**Task description**
Carry none of the pictures over; write out the complete data exactly.

___ Available data ___

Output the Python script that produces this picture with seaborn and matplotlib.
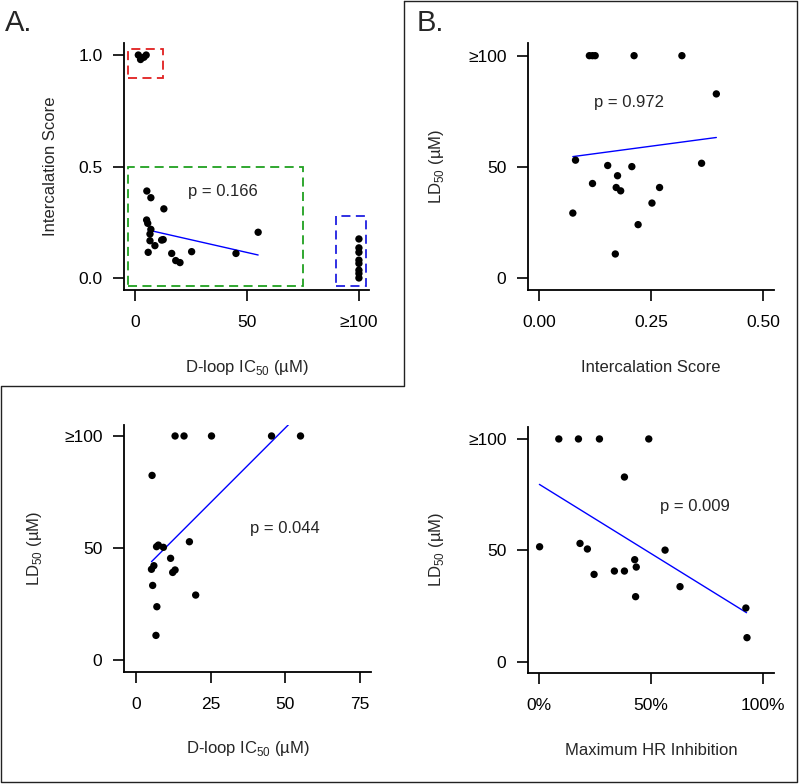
import numpy as np
import pandas as pd
import matplotlib
matplotlib.use("Agg")
import matplotlib.pyplot as plt
from matplotlib.patches import Rectangle
from matplotlib.lines import Line2D
import seaborn as sns

# data (>=100 values plotted at 100)
# A: intercalation score vs D-loop IC50
a_x = [1.5, 2.5, 4.0, 5.0,
       5.3, 7.1, 12.9, 5.2, 5.7, 7.1, 6.7, 6.7, 8.9, 5.9, 11.9, 12.6,
       16.4, 18.2, 20.1, 25.3, 45.1, 55.0,
       100, 100, 100, 100, 100, 100, 100, 100]
a_y = [1.0, 0.98, 0.99, 1.0,
       0.39, 0.36, 0.31, 0.26, 0.245, 0.218, 0.197, 0.167, 0.145, 0.115, 0.17, 0.172,
       0.11, 0.078, 0.069, 0.118, 0.11, 0.205,
       0.175, 0.135, 0.115, 0.08, 0.065, 0.035, 0.02, 0.0]
a_fit_x = [5.9, 55.0]
a_fit_y = [0.215, 0.103]
# dashed groups: (x0, x1, y0, y1)
box_red = (-3.0, 12.5, 0.897, 1.027)
box_green = (-3.0, 75.0, -0.036, 0.5)
box_blue = (89.7, 103.0, -0.036, 0.278)

# B: LD50 vs intercalation score
b_x = [0.112, 0.119, 0.125, 0.212, 0.319, 0.396, 0.081, 0.153, 0.207, 0.363,
       0.119, 0.175, 0.172, 0.182, 0.269, 0.252, 0.075, 0.221, 0.170]
b_y = [100, 100, 100, 100, 100, 82.8, 53.0, 50.6, 50.1, 51.6,
       42.5, 46.0, 40.7, 39.2, 40.7, 33.7, 29.2, 24.0, 10.8]
b_fit_x = [0.075, 0.396]
b_fit_y = [54.6, 63.2]

# C: LD50 vs D-loop IC50
c_x = [13.1, 16.1, 25.3, 45.4, 55.1, 5.4, 6.9, 7.5, 9.2, 17.9,
       11.6, 6.0, 5.2, 12.3, 13.1, 5.6, 20.0, 7.0, 6.7]
c_y = [100, 100, 100, 100, 100, 82.4, 50.6, 51.3, 50.3, 52.8,
       45.4, 42.1, 40.5, 39.1, 40.2, 33.3, 29.0, 23.8, 11.0]
c_fit_x = [5.2, 55.1]
c_fit_y = [43.9, 110.4]

# D: LD50 vs maximum HR inhibition (%)
d_x = [8.7, 17.5, 26.9, 49.0, 38.1, 0.1, 18.2, 21.5, 56.3, 24.5,
       33.6, 38.1, 42.7, 43.4, 43.1, 63.0, 92.5, 93.0]
d_y = [100, 100, 100, 100, 82.9, 51.6, 53.1, 50.6, 50.1, 39.2,
       40.7, 40.7, 45.8, 42.5, 29.2, 33.7, 24.1, 10.8]
d_fit_x = [0.0, 92.8]
d_fit_y = [79.6, 22.0]

p_values = ["p = 0.166", "p = 0.972", "p = 0.044", "p = 0.009"]

sns.set_style("ticks")
plt.rcParams['font.family'] = ['Liberation Sans', 'DejaVu Sans']
plt.rcParams['mathtext.fontset'] = 'custom'
plt.rcParams['mathtext.rm'] = 'Liberation Sans'
plt.rcParams['font.size'] = 12

W, H = 800, 784
fig = plt.figure(figsize=(8, 7.84), dpi=100)


def px_axes(x0, y0, x1, y1):
    # pixel box (top-left origin) -> axes
    return fig.add_axes([x0 / W, 1 - y1 / H, (x1 - x0) / W, (y1 - y0) / H])


def style(ax, xlab, ylab, ylab_off):
    for s in ["top", "right"]:
        ax.spines[s].set_visible(False)
    for s in ["left", "bottom"]:
        ax.spines[s].set_linewidth(1.3)
        ax.spines[s].set_color("black")
    ax.tick_params(direction="out", length=8, width=1.2,
                   labelsize=12.5, colors="black")
    ax.tick_params(axis="x", pad=10)
    ax.tick_params(axis="y", pad=7.5)
    ax.set_xlabel(xlab, fontsize=12)
    ax.set_ylabel(ylab, fontsize=12)
    bb = ax.get_position()
    hpx = bb.height * H
    wpx = bb.width * W
    ax.xaxis.set_label_coords(0.5, -77 / hpx)
    ax.xaxis.label.set_va("center")
    ax.yaxis.set_label_coords(-ylab_off / wpx, 0.5)
    ax.yaxis.label.set_va("center")


def panel(ax, x, y, fx, fy):
    df = pd.DataFrame({"x": x, "y": y})
    sns.scatterplot(data=df, x="x", y="y", ax=ax, color="black", s=28,
                    edgecolor="none", zorder=3)
    fit = pd.DataFrame({"x": fx, "y": fy})
    sns.lineplot(data=fit, x="x", y="y", ax=ax, color="#0000ff", lw=1.0,
                 zorder=2)


ld_label = r"LD$_{\mathregular{50}}$ (µM)"
ic_label = r"D-loop IC$_{\mathregular{50}}$ (µM)"

# A
axA = px_axes(124, 43, 369, 290)
panel(axA, a_x, a_y, a_fit_x, a_fit_y)
for (x0, x1, y0, y1), col in [(box_red, "#e02020"), (box_green, "#20a020"),
                              (box_blue, "#2020e0")]:
    axA.add_patch(Rectangle((x0, y0), x1 - x0, y1 - y0, fill=False,
                            edgecolor=col, lw=1.3, ls=(0, (5, 3)), zorder=1))
axA.set_xlim(-4.9, 104.5)
axA.set_ylim(-0.054, 1.054)
axA.set_xticks([0, 50, 100], ["0", "50", "≥100"])
axA.set_yticks([0, 0.5, 1.0], ["0.0", "0.5", "1.0"])
axA.text(39.4, 0.39, p_values[0], ha="center", va="center", fontsize=12)
style(axA, ic_label, "Intercalation Score", 73)

# B
axB = px_axes(528, 43, 774, 290)
panel(axB, b_x, b_y, b_fit_x, b_fit_y)
axB.set_xlim(-0.0253, 0.525)
axB.set_ylim(-5.4, 105.7)
axB.set_xticks([0, 0.25, 0.5], ["0.00", "0.25", "0.50"])
axB.set_yticks([0, 50, 100], ["0", "50", "≥100"])
axB.text(0.2, 79, p_values[1], ha="center", va="center", fontsize=12)
style(axB, "Intercalation Score", ld_label, 91)

# C
axC = px_axes(124, 425, 371, 671.7)
panel(axC, c_x, c_y, c_fit_x, c_fit_y)
axC.set_xlim(-4.0, 78.7)
axC.set_ylim(-5.2, 104.9)
axC.set_xticks([0, 25, 50, 75], ["0", "25", "50", "75"])
axC.set_yticks([0, 50, 100], ["0", "50", "≥100"])
axC.text(49.9, 58.8, p_values[2], ha="center", va="center", fontsize=12)
style(axC, ic_label, ld_label, 89)

# D
axD = px_axes(528, 426.7, 774, 673.3)
panel(axD, d_x, d_y, d_fit_x, d_fit_y)
axD.set_xlim(-5.1, 105.1)
axD.set_ylim(-5.2, 105.5)
axD.set_xticks([0, 50, 100], ["0%", "50%", "100%"])
axD.set_yticks([0, 50, 100], ["0", "50", "≥100"])
axD.text(69.7, 69.6, p_values[3], ha="center", va="center", fontsize=12)
style(axD, "Maximum HR Inhibition", ld_label, 91)

# panel frames
border_x = [404, 797, 797, 1, 1, 404, 404]
border_y = [1, 1, 782, 782, 386, 386, 1]
fig.add_artist(Line2D([v / W for v in border_x], [1 - v / H for v in border_y],
                      transform=fig.transFigure, color="#222222", lw=1.0))

fig.text(5 / W, 1 - 23 / H, "A.", fontsize=21, ha="left", va="center")
fig.text(417 / W, 1 - 23 / H, "B.", fontsize=21, ha="left", va="center")

fig.savefig("out.png", dpi=100)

___

**Completed task**
Output the Python script that produces this picture with seaborn and matplotlib.
import numpy as np
import pandas as pd
import matplotlib
matplotlib.use("Agg")
import matplotlib.pyplot as plt
from matplotlib.patches import Rectangle
from matplotlib.lines import Line2D
import seaborn as sns

# data (>=100 values plotted at 100)
# A: intercalation score vs D-loop IC50
a_x = [1.5, 2.5, 4.0, 5.0,
       5.3, 7.1, 12.9, 5.2, 5.7, 7.1, 6.7, 6.7, 8.9, 5.9, 11.9, 12.6,
       16.4, 18.2, 20.1, 25.3, 45.1, 55.0,
       100, 100, 100, 100, 100, 100, 100, 100]
a_y = [1.0, 0.98, 0.99, 1.0,
       0.39, 0.36, 0.31, 0.26, 0.245, 0.218, 0.197, 0.167, 0.145, 0.115, 0.17, 0.172,
       0.11, 0.078, 0.069, 0.118, 0.11, 0.205,
       0.175, 0.135, 0.115, 0.08, 0.065, 0.035, 0.02, 0.0]
a_fit_x = [5.9, 55.0]
a_fit_y = [0.215, 0.103]
# dashed groups: (x0, x1, y0, y1)
box_red = (-3.0, 12.5, 0.897, 1.027)
box_green = (-3.0, 75.0, -0.036, 0.5)
box_blue = (89.7, 103.0, -0.036, 0.278)

# B: LD50 vs intercalation score
b_x = [0.112, 0.119, 0.125, 0.212, 0.319, 0.396, 0.081, 0.153, 0.207, 0.363,
       0.119, 0.175, 0.172, 0.182, 0.269, 0.252, 0.075, 0.221, 0.170]
b_y = [100, 100, 100, 100, 100, 82.8, 53.0, 50.6, 50.1, 51.6,
       42.5, 46.0, 40.7, 39.2, 40.7, 33.7, 29.2, 24.0, 10.8]
b_fit_x = [0.075, 0.396]
b_fit_y = [54.6, 63.2]

# C: LD50 vs D-loop IC50
c_x = [13.1, 16.1, 25.3, 45.4, 55.1, 5.4, 6.9, 7.5, 9.2, 17.9,
       11.6, 6.0, 5.2, 12.3, 13.1, 5.6, 20.0, 7.0, 6.7]
c_y = [100, 100, 100, 100, 100, 82.4, 50.6, 51.3, 50.3, 52.8,
       45.4, 42.1, 40.5, 39.1, 40.2, 33.3, 29.0, 23.8, 11.0]
c_fit_x = [5.2, 55.1]
c_fit_y = [43.9, 110.4]

# D: LD50 vs maximum HR inhibition (%)
d_x = [8.7, 17.5, 26.9, 49.0, 38.1, 0.1, 18.2, 21.5, 56.3, 24.5,
       33.6, 38.1, 42.7, 43.4, 43.1, 63.0, 92.5, 93.0]
d_y = [100, 100, 100, 100, 82.9, 51.6, 53.1, 50.6, 50.1, 39.2,
       40.7, 40.7, 45.8, 42.5, 29.2, 33.7, 24.1, 10.8]
d_fit_x = [0.0, 92.8]
d_fit_y = [79.6, 22.0]

p_values = ["p = 0.166", "p = 0.972", "p = 0.044", "p = 0.009"]

sns.set_style("ticks")
plt.rcParams['font.family'] = ['Liberation Sans', 'DejaVu Sans']
plt.rcParams['mathtext.fontset'] = 'custom'
plt.rcParams['mathtext.rm'] = 'Liberation Sans'
plt.rcParams['font.size'] = 12

W, H = 800, 784
fig = plt.figure(figsize=(8, 7.84), dpi=100)


def px_axes(x0, y0, x1, y1):
    # pixel box (top-left origin) -> axes
    return fig.add_axes([x0 / W, 1 - y1 / H, (x1 - x0) / W, (y1 - y0) / H])


def style(ax, xlab, ylab, ylab_off):
    for s in ["top", "right"]:
        ax.spines[s].set_visible(False)
    for s in ["left", "bottom"]:
        ax.spines[s].set_linewidth(1.3)
        ax.spines[s].set_color("black")
    ax.tick_params(direction="out", length=8, width=1.2,
                   labelsize=12.5, colors="black")
    ax.tick_params(axis="x", pad=10)
    ax.tick_params(axis="y", pad=7.5)
    ax.set_xlabel(xlab, fontsize=12)
    ax.set_ylabel(ylab, fontsize=12)
    bb = ax.get_position()
    hpx = bb.height * H
    wpx = bb.width * W
    ax.xaxis.set_label_coords(0.5, -77 / hpx)
    ax.xaxis.label.set_va("center")
    ax.yaxis.set_label_coords(-ylab_off / wpx, 0.5)
    ax.yaxis.label.set_va("center")


def panel(ax, x, y, fx, fy):
    df = pd.DataFrame({"x": x, "y": y})
    sns.scatterplot(data=df, x="x", y="y", ax=ax, color="black", s=28,
                    edgecolor="none", zorder=3)
    fit = pd.DataFrame({"x": fx, "y": fy})
    sns.lineplot(data=fit, x="x", y="y", ax=ax, color="#0000ff", lw=1.0,
                 zorder=2)


ld_label = r"LD$_{\mathregular{50}}$ (µM)"
ic_label = r"D-loop IC$_{\mathregular{50}}$ (µM)"

# A
axA = px_axes(124, 43, 369, 290)
panel(axA, a_x, a_y, a_fit_x, a_fit_y)
for (x0, x1, y0, y1), col in [(box_red, "#e02020"), (box_green, "#20a020"),
                              (box_blue, "#2020e0")]:
    axA.add_patch(Rectangle((x0, y0), x1 - x0, y1 - y0, fill=False,
                            edgecolor=col, lw=1.3, ls=(0, (5, 3)), zorder=1))
axA.set_xlim(-4.9, 104.5)
axA.set_ylim(-0.054, 1.054)
axA.set_xticks([0, 50, 100], ["0", "50", "≥100"])
axA.set_yticks([0, 0.5, 1.0], ["0.0", "0.5", "1.0"])
axA.text(39.4, 0.39, p_values[0], ha="center", va="center", fontsize=12)
style(axA, ic_label, "Intercalation Score", 73)

# B
axB = px_axes(528, 43, 774, 290)
panel(axB, b_x, b_y, b_fit_x, b_fit_y)
axB.set_xlim(-0.0253, 0.525)
axB.set_ylim(-5.4, 105.7)
axB.set_xticks([0, 0.25, 0.5], ["0.00", "0.25", "0.50"])
axB.set_yticks([0, 50, 100], ["0", "50", "≥100"])
axB.text(0.2, 79, p_values[1], ha="center", va="center", fontsize=12)
style(axB, "Intercalation Score", ld_label, 91)

# C
axC = px_axes(124, 425, 371, 671.7)
panel(axC, c_x, c_y, c_fit_x, c_fit_y)
axC.set_xlim(-4.0, 78.7)
axC.set_ylim(-5.2, 104.9)
axC.set_xticks([0, 25, 50, 75], ["0", "25", "50", "75"])
axC.set_yticks([0, 50, 100], ["0", "50", "≥100"])
axC.text(49.9, 58.8, p_values[2], ha="center", va="center", fontsize=12)
style(axC, ic_label, ld_label, 89)

# D
axD = px_axes(528, 426.7, 774, 673.3)
panel(axD, d_x, d_y, d_fit_x, d_fit_y)
axD.set_xlim(-5.1, 105.1)
axD.set_ylim(-5.2, 105.5)
axD.set_xticks([0, 50, 100], ["0%", "50%", "100%"])
axD.set_yticks([0, 50, 100], ["0", "50", "≥100"])
axD.text(69.7, 69.6, p_values[3], ha="center", va="center", fontsize=12)
style(axD, "Maximum HR Inhibition", ld_label, 91)

# panel frames
border_x = [404, 797, 797, 1, 1, 404, 404]
border_y = [1, 1, 782, 782, 386, 386, 1]
fig.add_artist(Line2D([v / W for v in border_x], [1 - v / H for v in border_y],
                      transform=fig.transFigure, color="#222222", lw=1.0))

fig.text(5 / W, 1 - 23 / H, "A.", fontsize=21, ha="left", va="center")
fig.text(417 / W, 1 - 23 / H, "B.", fontsize=21, ha="left", va="center")

fig.savefig("out.png", dpi=100)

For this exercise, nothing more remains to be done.